According to IRMI, the errors and omissions clause is defined as:
A provision, usually in an obligatory reinsurance treaty, stating that an error or omission in reporting a risk that falls within the automatic reinsurance coverage under such treaty shall not invalidate the liability of the reinsurer on such omitted risk.
Errors and omissions in business contracts
Your business may already have errors and omissions insurance or professional liability coverage and that’s great.
In addition to that, it may be appropriate that you include an E&O provision in your business contracts with your clients.
The advantage of that is that you can set proper expectations with respect to your professional liability insurance coverage and avoid possible disputes.
In your business or commercial contracts, you can include an error and omission clause outlining:
- What act or omission will be covered
- Set a cap or limit on the amount of damages your client can claim
- Disclaim liability for specific types of damages such as loss of income or profits
A well-drafted E&O clause can set proper expectations with your contracting party but also limit the amount of money you may be exposed to pay.
The idea is to ensure that your E&O policy does not get triggered too often and for disproportionate amounts of liability.
This will help you in the long run as you will be able to keep your premiums low, get coverage from the best-rated insurance firms and for amounts that truly mitigate your business risk.
E&O provision in reinsurance
In addition to errors and omissions provisions in commercial contracts, you can also have error and omission clauses in reinsurance contracts as well.
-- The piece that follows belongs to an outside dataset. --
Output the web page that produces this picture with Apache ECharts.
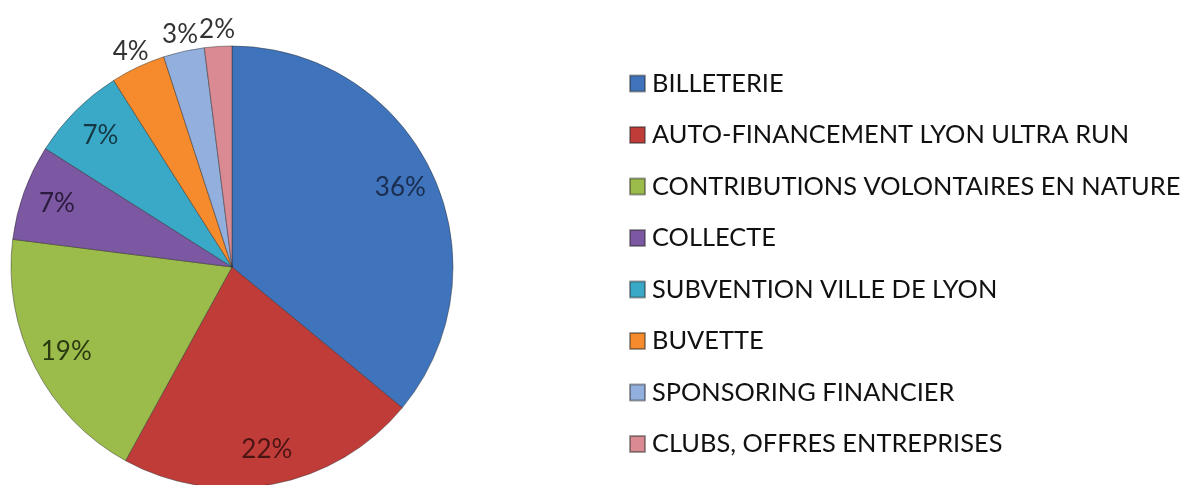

Within a reinsurance agreement, the E&O clause governs the eligibility or coverage of an E&O claim.
Generally, the errors and omissions insurance clause found in reinsurance contracts indicates that the parties to the contract will remain liable to the extent the delay, error or omission was rectified upon its discovery.
What does the E&O clause cover
In business contracts, the E&O clauses typically cover financial losses resulting from the failure to perform contractual duties and obligations adequately.
A company hires a professional services firm to have them implement and install a complex software product in its internal environment.
The professional services firm fails to perform its obligations adequately, does not install the software, and causes business downtime, loss of data, and business interruption for several days.
The client can sue the professional services firm for errors and omissions causing financial losses.
This claim or lawsuit can trigger the professional service firm’s E&O insurance.
While financial losses are covered, generally an E&O provision will not provide coverage and protection for personal injury damages.
Financial losses, injuries, damages or claims can arise out of:
- Poor performance of contractual duties
- Non-delivery of services or deliverables
- Unjustified delays or non-attainment of milestones
- Administrative errors
- Non-disclosure of material information in the course of contractual performance
A claim asserted against the E&O insurance is intended to seek compensation for the damages, costs, losses or injuries suffered resulting from the non-performance of the contract obligations.
Errors and omissions clause example
To better understand the errors and omissions clause, it is useful to look at a few examples, errors and omissions sample clauses and contract wording.
Example 1: Errors and omissions clause in sale contract
The Seller shall maintain an errors and omissions insurance policy covering the Transaction through the Closing Date for a period of not less than three years following the Closing Date, and shall pay in advance the premiums for maintaining such policy during such period.
Example 2: Errors and omissions clause service contract
The Service Provider agrees to secure at its own cost and expense errors and omissions insurance, or similar forms of insurance, it determines to be satisfactory to protect against foreseeable risks, errors and omissions in performing project implementation services.
Example 3: Errors and omissions clause in license contract
The Licensor shall obtain and carry in full force and effect commercial general liability insurance and errors and omissions liability insurance which shall protect Licensor for any delays, errors and omissions. Such insurance shall be issued by an insurer licensed to practice in the United States and will be provided by a company or companies having a financial rating of not less than A- in the most current edition of Best’s Key Rating Guide and shall include product liability coverage.
Errors and omissions clause FAQ
What is a reinsurance E&O clause
Reinsurance is the process where several insurance companies share insurance coverage risks by purchasing insurance policies from other insurers with the objective to reduce overall liability risk.
In most reinsurance agreements, you’ll have an errors and omissions clause allowing a party to correct inadvertent mistakes without breaching the terms of the reinsurance agreement.
The parties are protected from inadvertent E&O consequences to the extent the error is rectified upon discovery.
What is meant by E&OE on an invoice or document
E&OE in an invoice stands for Errors and Omissions Excepted.
This abbreviation is used to provide a disclaimer to the receiving party that any mistakes or errors on the document are unintentional.
The goal is essentially to reduce legal liability for possible mistakes, incorrect or incomplete content.